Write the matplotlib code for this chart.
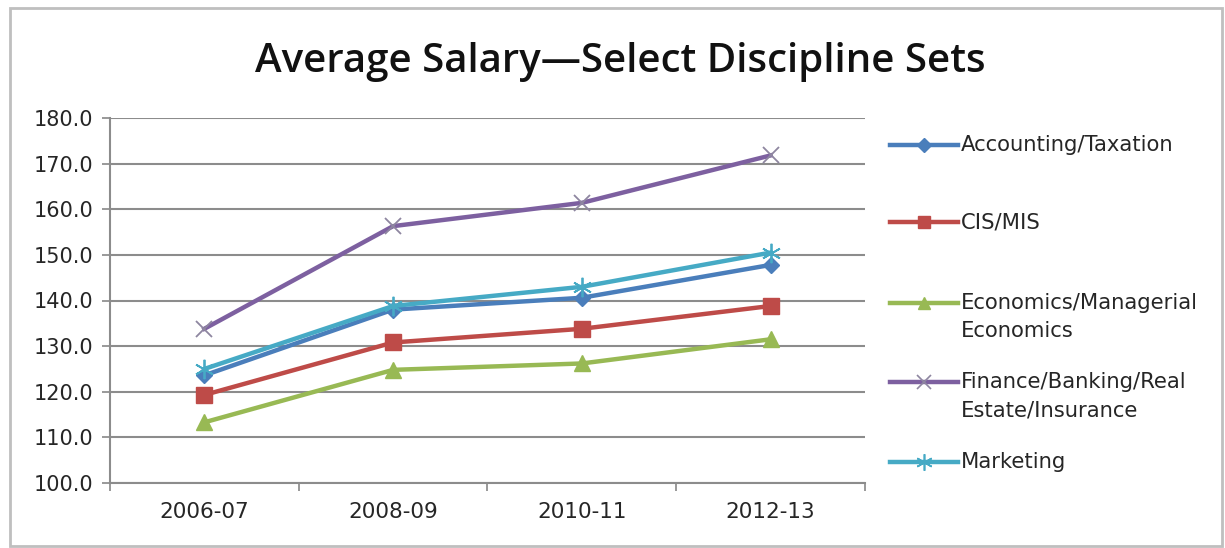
import matplotlib
matplotlib.use('Agg')
import matplotlib.pyplot as plt
from matplotlib.lines import Line2D
from matplotlib.patches import Rectangle

# average salary by discipline (thousands)
anos = ['2006-07', '2008-09', '2010-11', '2012-13']
accounting = [123.6, 138.0, 140.6, 147.8]
cis_mis = [119.3, 130.8, 133.8, 138.8]
economics = [113.3, 124.8, 126.2, 131.5]
finance = [133.8, 156.3, 161.4, 171.8]
marketing = [125.0, 138.8, 143.0, 150.5]

# asterisk marker: vertical bar plus an x
asterisco = (6, 2, 0)

series = [
    ('Accounting/Taxation', accounting, '#4A7EBB', 'D', 8),
    ('CIS/MIS', cis_mis, '#BE4B48', 's', 11),
    ('Economics/Managerial\nEconomics', economics, '#98B954', '^', 11),
    ('Finance/Banking/Real\nEstate/Insurance', finance, '#7D60A0', 'x', 12),
    ('Marketing', marketing, '#46AAC5', asterisco, 14),
]

plt.rcParams['font.family'] = ['DejaVu Sans']

fig = plt.figure(figsize=(12.25, 5.48), dpi=100)
ax = fig.add_axes([110 / 1225, 1 - 483 / 548, 755 / 1225, 365 / 548])

x = list(range(len(anos)))
for nome, valores, cor, marcador, tam in series:
    fino = marcador in ('x', asterisco)
    ax.plot(x, valores, color=cor, linewidth=3.2, marker=marcador,
            markersize=tam, markeredgewidth=1.3 if fino else 1,
            markeredgecolor='#8E86A0' if marcador == 'x' else cor, zorder=3)

ax.set_xlim(-0.5, 3.5)
ax.set_ylim(100, 180)
ax.set_yticks(range(100, 181, 10))
ax.set_yticklabels(['%.1f' % v for v in range(100, 181, 10)])
ax.set_xticks(x)
ax.set_xticklabels(anos)
ax.set_xticks([-0.5, 0.5, 1.5, 2.5, 3.5], minor=True)
ax.tick_params(axis='x', which='major', length=0, pad=14, labelsize=15.5, colors='#262626')
ax.tick_params(axis='x', which='minor', length=6, color='#888888', width=1.2)
ax.tick_params(axis='y', length=6, color='#888888', width=1.2, pad=6,
               labelsize=15, labelcolor='#262626')

ax.grid(axis='y', color='#8C8C8C', linewidth=1.5)
ax.set_axisbelow(True)
for lado in ['top', 'right']:
    ax.spines[lado].set_visible(False)
for lado in ['left', 'bottom']:
    ax.spines[lado].set_color('#8C8C8C')
    ax.spines[lado].set_linewidth(1.5)

fig.text(620 / 1225, 1 - 62 / 548, 'Average Salary\u2014Select Discipline Sets',
         ha='center', va='center', fontsize=29, color='#111111',
         family=['Open Sans', 'DejaVu Sans'], fontweight='semibold')

# legend drawn by hand on the right
linhas_y = [145, 222, 303, 382, 462]
for (nome, valores, cor, marcador, tam), yp in zip(series, linhas_y):
    yf = 1 - yp / 548
    fino = marcador in ('x', asterisco)
    fig.add_artist(Line2D([890 / 1225, 958 / 1225], [yf, yf], color=cor,
                          linewidth=3.2, transform=fig.transFigure))
    fig.add_artist(Line2D([924 / 1225], [yf], color=cor, marker=marcador,
                          markersize=tam * 0.85, markeredgewidth=1.2 if fino else 1,
                          markeredgecolor='#8E86A0' if marcador == 'x' else cor,
                          transform=fig.transFigure))
    t = fig.text(961 / 1225, yf, nome, ha='left', fontsize=15.2,
                 color='#262626', linespacing=1.5, transform=fig.transFigure)
    t.set_va('top')
    # first line of text centred on the legend line
    t.set_y(yf + 10 / 548)

fig.add_artist(Rectangle((10 / 1225, 2 / 548), 1212 / 1225, 538 / 548,
                         transform=fig.transFigure, fill=False,
                         edgecolor='#BFBFBF', linewidth=2))

fig.savefig('out.png', dpi=100, facecolor='white')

◆ Aim ◆
All of the data above should be transcribed verbatim, with pictures omitted.

◆ Written answer ◆
Write the matplotlib code for this chart.
import matplotlib
matplotlib.use('Agg')
import matplotlib.pyplot as plt
from matplotlib.lines import Line2D
from matplotlib.patches import Rectangle

# average salary by discipline (thousands)
anos = ['2006-07', '2008-09', '2010-11', '2012-13']
accounting = [123.6, 138.0, 140.6, 147.8]
cis_mis = [119.3, 130.8, 133.8, 138.8]
economics = [113.3, 124.8, 126.2, 131.5]
finance = [133.8, 156.3, 161.4, 171.8]
marketing = [125.0, 138.8, 143.0, 150.5]

# asterisk marker: vertical bar plus an x
asterisco = (6, 2, 0)

series = [
    ('Accounting/Taxation', accounting, '#4A7EBB', 'D', 8),
    ('CIS/MIS', cis_mis, '#BE4B48', 's', 11),
    ('Economics/Managerial\nEconomics', economics, '#98B954', '^', 11),
    ('Finance/Banking/Real\nEstate/Insurance', finance, '#7D60A0', 'x', 12),
    ('Marketing', marketing, '#46AAC5', asterisco, 14),
]

plt.rcParams['font.family'] = ['DejaVu Sans']

fig = plt.figure(figsize=(12.25, 5.48), dpi=100)
ax = fig.add_axes([110 / 1225, 1 - 483 / 548, 755 / 1225, 365 / 548])

x = list(range(len(anos)))
for nome, valores, cor, marcador, tam in series:
    fino = marcador in ('x', asterisco)
    ax.plot(x, valores, color=cor, linewidth=3.2, marker=marcador,
            markersize=tam, markeredgewidth=1.3 if fino else 1,
            markeredgecolor='#8E86A0' if marcador == 'x' else cor, zorder=3)

ax.set_xlim(-0.5, 3.5)
ax.set_ylim(100, 180)
ax.set_yticks(range(100, 181, 10))
ax.set_yticklabels(['%.1f' % v for v in range(100, 181, 10)])
ax.set_xticks(x)
ax.set_xticklabels(anos)
ax.set_xticks([-0.5, 0.5, 1.5, 2.5, 3.5], minor=True)
ax.tick_params(axis='x', which='major', length=0, pad=14, labelsize=15.5, colors='#262626')
ax.tick_params(axis='x', which='minor', length=6, color='#888888', width=1.2)
ax.tick_params(axis='y', length=6, color='#888888', width=1.2, pad=6,
               labelsize=15, labelcolor='#262626')

ax.grid(axis='y', color='#8C8C8C', linewidth=1.5)
ax.set_axisbelow(True)
for lado in ['top', 'right']:
    ax.spines[lado].set_visible(False)
for lado in ['left', 'bottom']:
    ax.spines[lado].set_color('#8C8C8C')
    ax.spines[lado].set_linewidth(1.5)

fig.text(620 / 1225, 1 - 62 / 548, 'Average Salary\u2014Select Discipline Sets',
         ha='center', va='center', fontsize=29, color='#111111',
         family=['Open Sans', 'DejaVu Sans'], fontweight='semibold')

# legend drawn by hand on the right
linhas_y = [145, 222, 303, 382, 462]
for (nome, valores, cor, marcador, tam), yp in zip(series, linhas_y):
    yf = 1 - yp / 548
    fino = marcador in ('x', asterisco)
    fig.add_artist(Line2D([890 / 1225, 958 / 1225], [yf, yf], color=cor,
                          linewidth=3.2, transform=fig.transFigure))
    fig.add_artist(Line2D([924 / 1225], [yf], color=cor, marker=marcador,
                          markersize=tam * 0.85, markeredgewidth=1.2 if fino else 1,
                          markeredgecolor='#8E86A0' if marcador == 'x' else cor,
                          transform=fig.transFigure))
    t = fig.text(961 / 1225, yf, nome, ha='left', fontsize=15.2,
                 color='#262626', linespacing=1.5, transform=fig.transFigure)
    t.set_va('top')
    # first line of text centred on the legend line
    t.set_y(yf + 10 / 548)

fig.add_artist(Rectangle((10 / 1225, 2 / 548), 1212 / 1225, 538 / 548,
                         transform=fig.transFigure, fill=False,
                         edgecolor='#BFBFBF', linewidth=2))

fig.savefig('out.png', dpi=100, facecolor='white')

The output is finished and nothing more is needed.